How Portugal stacks up in Europe

Lisbon’s figures sparkle when viewed next to the neighbours. While France wrestles with a -5.4 % deficit and Germany is projected to close 2025 around -3.1 %, Portugal posted 3.8 % of GDP in surplus during summer. Euro-area aggregates are still stuck roughly -2.7 % in the red. Only Cyprus, Denmark and Greece consistently show comparable cushions, according to the latest Eurostat snapshots. Analysts at Moody’s note that “a string of positive balances bolsters Portugal’s return to an A credit rating,” trimming sovereign borrowing costs just as fresh EU funds arrive.

Where the money came from—and went

On the revenue side, stronger employment and corporate profits delivered a 7 % jump in tax proceeds. Social-security contributions moved in lockstep with private-sector wage growth, and a tourist season that shattered records added unexpected VAT to the pot. Outlays, however, were anything but static:

Employee compensation +8.2 % after new career ladders in health and education.

Social benefits +7.7 % as pensions were uprated to match inflation.

Intermediate consumption +7.6 %, reflecting higher energy and IT bills across ministries.

Economists at the Council for Public Finances (CFP) caution that these increases are "structural, not one-offs," meaning they will recur in 2026 unless offset by new savings or revenue sources.

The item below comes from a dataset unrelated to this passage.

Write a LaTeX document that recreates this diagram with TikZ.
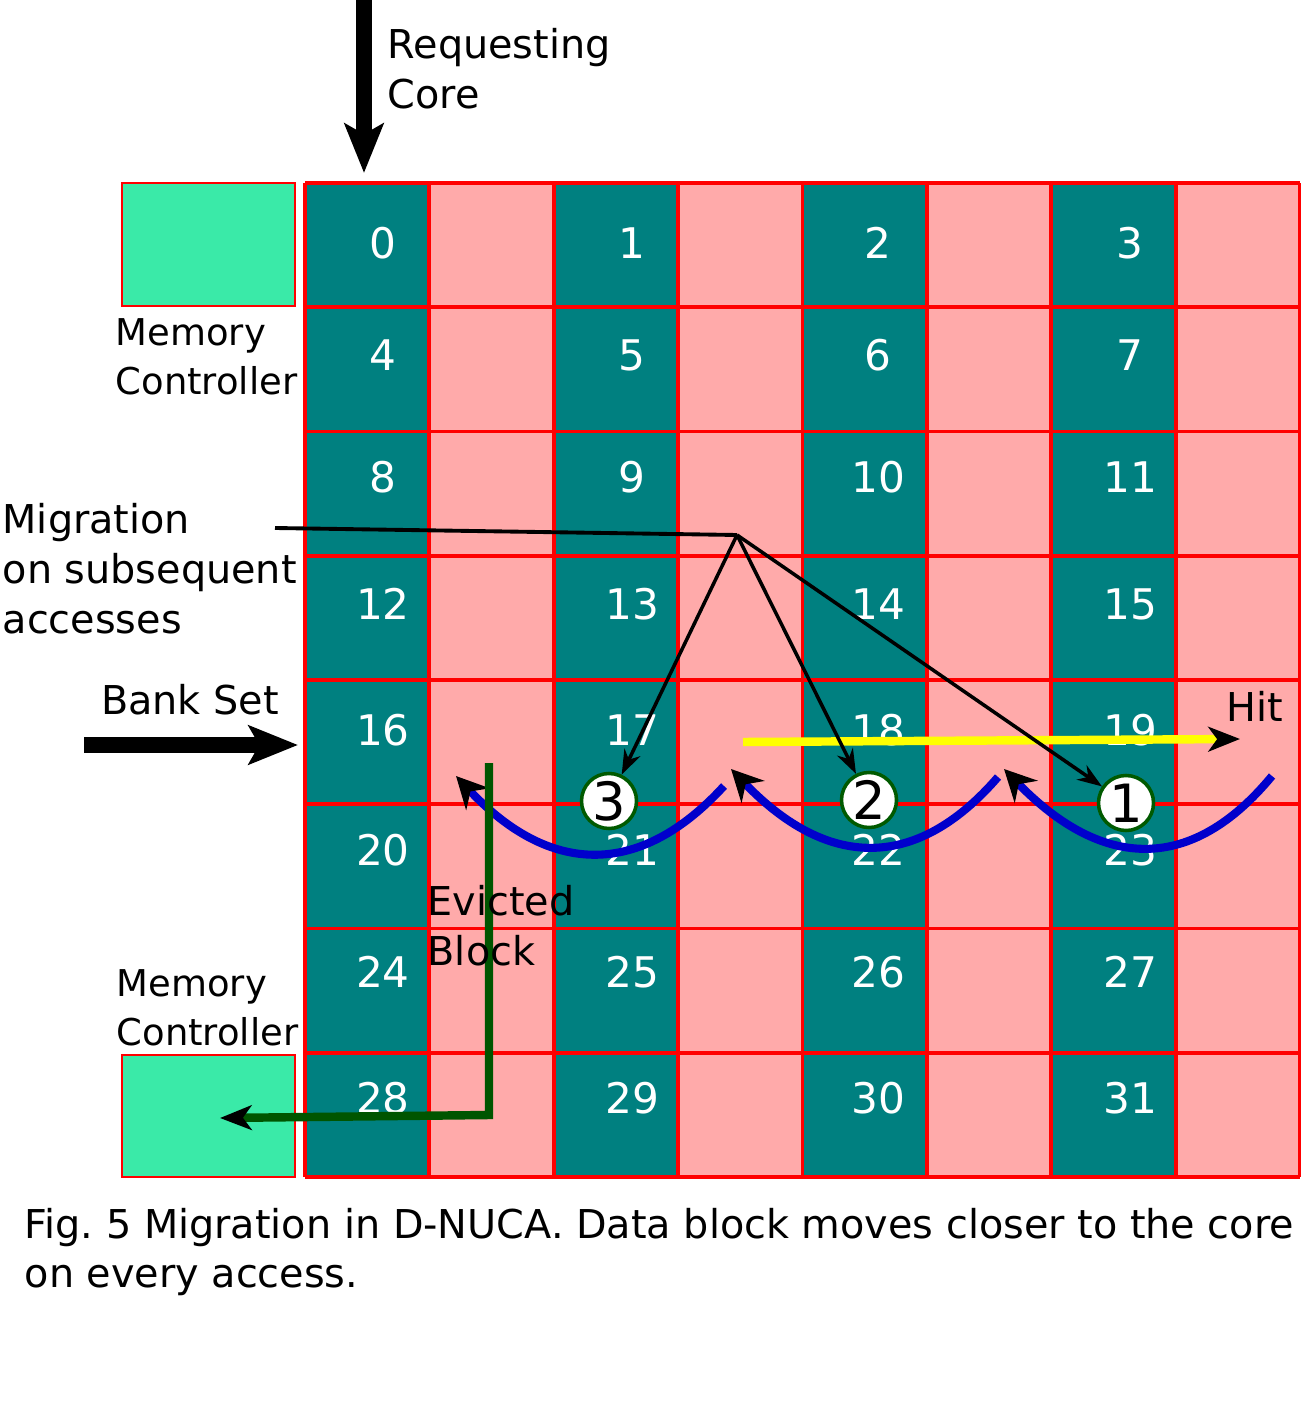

Economists cheer, but flag storm clouds

The surplus is undeniably good news, yet Portuguese economists see at least three risks:

Permanent spending commitments. Pension top-ups and civil-service pay grids could add more than €1 billion per year going forward.

Tax-cut temptation. Parties on both left and right promise trims in IRS and IRC next spring; if enacted without growth, the cushion shrinks fast.

External headwinds. A slowdown in Germany or another spike in euro-zone rates would sap exports and raise refinancing costs.

Ricardo Reis, of the London School of Economics, sums it up: "Portugal has balance-sheet strength, but not yet a growth engine." The IMF shares that view, forecasting GDP expansion of just 1.7 % in 2026 unless investment accelerates.

What to watch in early 2026

The first quarter is when the veneer of a healthy surplus will be tested:

EU recovery-fund deadlines. Delays could postpone capital inflows worth €1.2 billion.

Public-sector wage talks. Unions seek an additional 3 % uplift, above the assumptions in the budget bill.

Corporate-tax reform. The government wants to phase in a 2 pp cut in the headline IRC by 2027; parliament must decide whether the timetable survives election-year politics.

For households, the numbers translate into a mixed picture: a lower risk of abrupt tax hikes, but little relief yet on mortgage costs or housing supply. In other words, the state’s ledger looks tidy—whether it stays that way will depend on the next round of policy choices and on how effectively Portugal converts fiscal space into lasting, broad-based growth.